Reportée à trois reprises, la plainte en référé déposée par le ministère de la Communication pour annuler la transaction commerciale conclue entre la SPA El-Khabar et la société Ness-Prod, filiale du groupe Cevital, sera examinée aujourd’hui par le tribunal administratif d’Alger.
Les yeux seront, cette matinée, tous braqués à Bir Mourad-Raïs, où il devient de coutume que des sit-in soient organisés en parallèle de l’audience. Jamais une telle affaire n’a créé autant de controverse dans les annales de la justice et de la presse algériennes.
Après l’action en référé introduite par le ministère de la Communication auprès de ce tribunal pour contester cette opération de rachat, la première audience devait se tenir le 2 du mois en cours avant d’être reportée au 4 puis au 11 mai et enfin au 25 de ce même mois (aujourd’hui, Ndlr). Le troisième report a été décidé par le président de la deuxième chambre du tribunal, Mohamed Dahmane, lors de l’audience tenue le 11 mai dernier et durant laquelle le tribunal a reçu les mémoires en réponses de la défense d’El- Khabar.
L’audience a été également marquée dés son entame par la révocation de la défense du ministère de la Communication, Me Mohcène Amara qui, selon les arguments avancés par le magistrat Mohamed Dahmane, « est sous le coup de trois mesures disciplinaires datant du 16 janvier 2016 » et qui « ne peut, en vertu de l’article 127 de la loi régissant la profession d’avocat se constituer défense dans cette affaire ».
Le 12 mai dernier, dans une déclaration à la presse, un des avocats du groupe El-Khabar, Me Chaïb Sadek, a affirmé que ce report « prouve que l’action ne revêt pas le caractère de référé ». Pour sa part, Me Benhadid Brahim, membre du collectif de défense du ministère de la Communication a indiqué que la transaction de cession d’actifs d’El- Khabar au profit du groupe Cevital « a été conclue dans le secret et en violation de l’article 25 de la loi relative à l’Information ». Par ailleurs, rappelons que trois semaines après l’annonce officielle du rachat, ce fut le véritable coup de tonnerre : le ministère de la Communication décide de saisir la justice pour faire annuler la transaction au motif qu’elle serait illégale.
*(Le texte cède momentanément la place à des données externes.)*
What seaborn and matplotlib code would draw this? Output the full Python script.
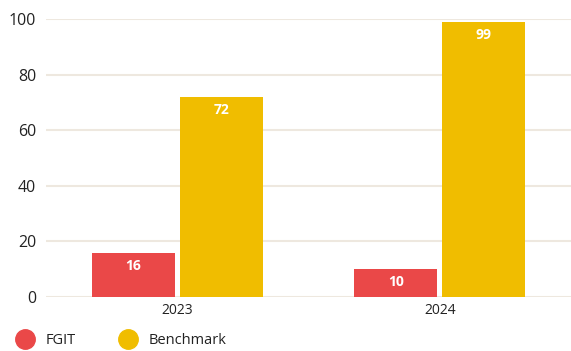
import matplotlib
matplotlib.use("Agg")
import matplotlib.pyplot as plt
from matplotlib.lines import Line2D
import seaborn as sns
import pandas as pd

years = ["2023", "2024"]
series = ["FGIT", "Benchmark"]
fgit = [16, 10]
benchmark = [72, 99]
y_ticks = [0, 20, 40, 60, 80, 100]
colors = {"FGIT": "#EA4848", "Benchmark": "#F0BD00"}

df = pd.DataFrame({
    "year": years * 2,
    "series": [series[0]] * len(years) + [series[1]] * len(years),
    "value": fgit + benchmark,
})

sns.set_theme(style="white")
plt.rcParams["font.family"] = ["Open Sans", "DejaVu Sans"]

fig = plt.figure(figsize=(5.71, 3.51), dpi=100)
ax = fig.add_axes([46 / 571, 1 - 297 / 351, 1 - 46 / 571, (297 - 19) / 351])

sns.barplot(data=df, x="year", y="value", hue="series", order=years,
            hue_order=series, palette=colors, width=0.67, gap=0.057,
            saturation=1, linewidth=0, legend=False, ax=ax, zorder=3)

ax.set_xlim(-0.5, 1.5)
ax.set_ylim(0, 100)
ax.set_yticks(y_ticks)
ax.grid(axis="y", color="#EEE8DF", linewidth=1.5, zorder=0)
ax.set_axisbelow(True)
for s in ax.spines.values():
    s.set_visible(False)
ax.tick_params(axis="y", length=0, pad=7, labelsize=11.5, labelcolor="#222222")
ax.tick_params(axis="x", length=0, pad=4, labelsize=10, labelcolor="#222222")
ax.set_xlabel("")
ax.set_ylabel("")

for container in ax.containers:
    for bar in container:
        h = bar.get_height()
        ax.annotate(f"{h:.0f}", (bar.get_x() + bar.get_width() / 2, h),
                    xytext=(0, -9.5), textcoords="offset points",
                    ha="center", va="center", color="white",
                    fontsize=10, fontweight="bold", zorder=4)

handles = [Line2D([], [], marker="o", linestyle="", markersize=14,
                  markerfacecolor=colors[s], markeredgecolor=colors[s])
           for s in series]
fig.legend(handles, series, loc="center left", bbox_to_anchor=(-0.004, 1 - 341 / 351),
           ncol=2, frameon=False, fontsize=10.5, handletextpad=0.4,
           columnspacing=2.6, labelcolor="#222222")

fig.savefig("out.png", dpi=100)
Alors que du côté des pouvoirs publics, on évoque la non-conformité de la transaction avec le nouveau code de l’information, du côté du vendeur et de l’acheteur, la réplique est aussi venue en s’appuyant sur le même code, mais sur des articles différents. Ainsi, pour le ministère de la Communication, il est impératif de vérifier la conformité de l’opération de vente, menaçant l’acquéreur de recourir aux services de ce département pour un nouvel agrément, comme stipulé dans l’article 17 du code de l’information, qui stipule que « dans le cas de vente ou de cession de la publication périodique, le nouveau propriétaire doit demander un agrément, conformément aux modalités prévues aux articles 11, 12 et 13 de la présente loi organique ».
D’autre part, l’article 25 de la loi relative à l’information stipule qu’ une même personne morale de droit algérien ne peut posséder, contrôler ou diriger qu’une seule publication périodique d’information générale de même périodicité éditée en Algérie ». Cet article s’applique au P-DG du groupe Cevital, Issad Rebrab qui est déjà propriétaire du quotidien Liberté.
Du côté des avocats du camp adverse on évoque l’absence de l’autorité de régulation de la presse écrite comme seul et unique représentant de la force publique.
Rappelons entre autre, que le Premier ministre Abdelmalek Sellal a demandé, au ministre de la Communication de mettre de l’ordre dans le secteur de l’audiovisuel et de fermer toutes les chaînes privées non agréées. Abdelmalek Sellal a indiqué que sur les 60 chaînes de télévision qui activent actuellement seules cinq bénéficient d’un agrément. Selon lui, les autorités ont laissé faire par souci d’ouverture en espérant un autocontrôle. La loi, a-t-il déclaré, sera appliquée désormais dans « toute sa rigueur ». Le ministre de la Communication est chargé « d’assainir » le secteur. Ainsi, l’affaire El-Khabar risque d’ouvrir d’autres dossiers relatifs à la gestion du champ audiovisuel en Algérie. Une chose est sûre, les arguments commerciaux contre arguments politiques ne manquent pas. Que ce soit batailles judiciaires sur l’interprétation de la loi, les pétitions, les campagnes sur les réseaux sociaux, les sit-in de solidarité, la transaction entre le groupe El-Khabar et Rebrab tourne au feuilleton.